Oil experts encouraged by high gulf lease sale volume
NEW ORLEANS (WVUE) - Oil prices dropped on Nov. 17 as the U.S. Department of the Interior reopened massive tracts of the Gulf of Mexico for new oil exploration.
Oil and gas interests are encouraged by a high volume of activity in the bid for those new leases.
With gas prices rising across the country, the pain at the pump is real.
After the Biden administration placed a moratorium on new offshore drilling leases in January, the Bureau of Ocean and Energy Management conducted its first lease sale on Gulf of Mexico exploration tracts in over a year and oil company response was brisk.
“In today’s sale, BOEM got 317 bids on 308 tracts,” said Eric Smith, with the Tulane Energy Institute.

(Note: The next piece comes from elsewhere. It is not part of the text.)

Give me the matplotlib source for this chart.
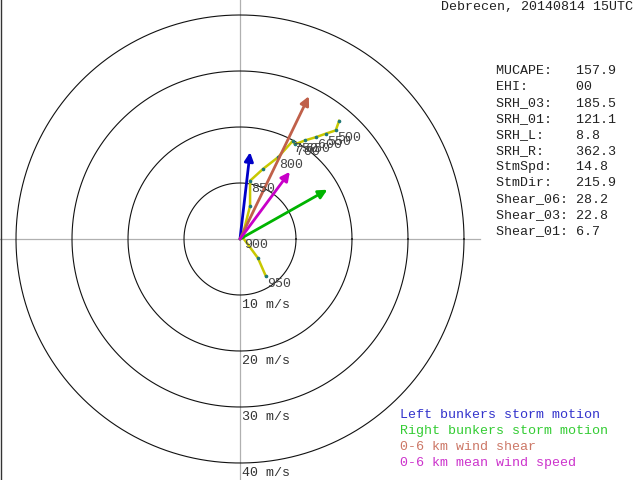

That is nearly three times more bidding than occurred a year ago with 33 active oil companies bidding more money.
“The last lease this time of year ago generated $121 million. This one looks like $192 million,” said Smith.
Tulane energy expert Eric Smith says oil companies are more interested in shallow drilling than they have been in years, possibly to tap into natural gas pockets.
“Pipelines are there, if it’s available I might take a shot,” said Smith.
And though he says perception has a lot to do with gas prices, it will take years for any of these new leases to be developed.
AAA said prices at the pump have gone up by almost $1.30 a gallon in the last year, and some say much more is needed to see them stabilize.
“If you continue to affect the ability of oil and gas operators to go out and explore then produce oil you ultimately continue to reduce the supply,” said La. Attorney General.
While the Biden administration remains committed to a reduction in fossil fuels, some say balance is needed, to help consumers make ends meet.
“Any fast food I had to cut down on since I commute to work and spend a lot of money on gas,” said Chris Lyons of New Orleans.
But with crude oil prices dropping and more activity in the gulf, many consumers hope to get a break sooner rather than later.
Last year there were 12 bids placed oil exploration in shallow water 600 feet or less. This year there were 140 Shallow water bids submitted to the Bureau of Ocean and Energy Management, a shift in trends toward deepwater drilling.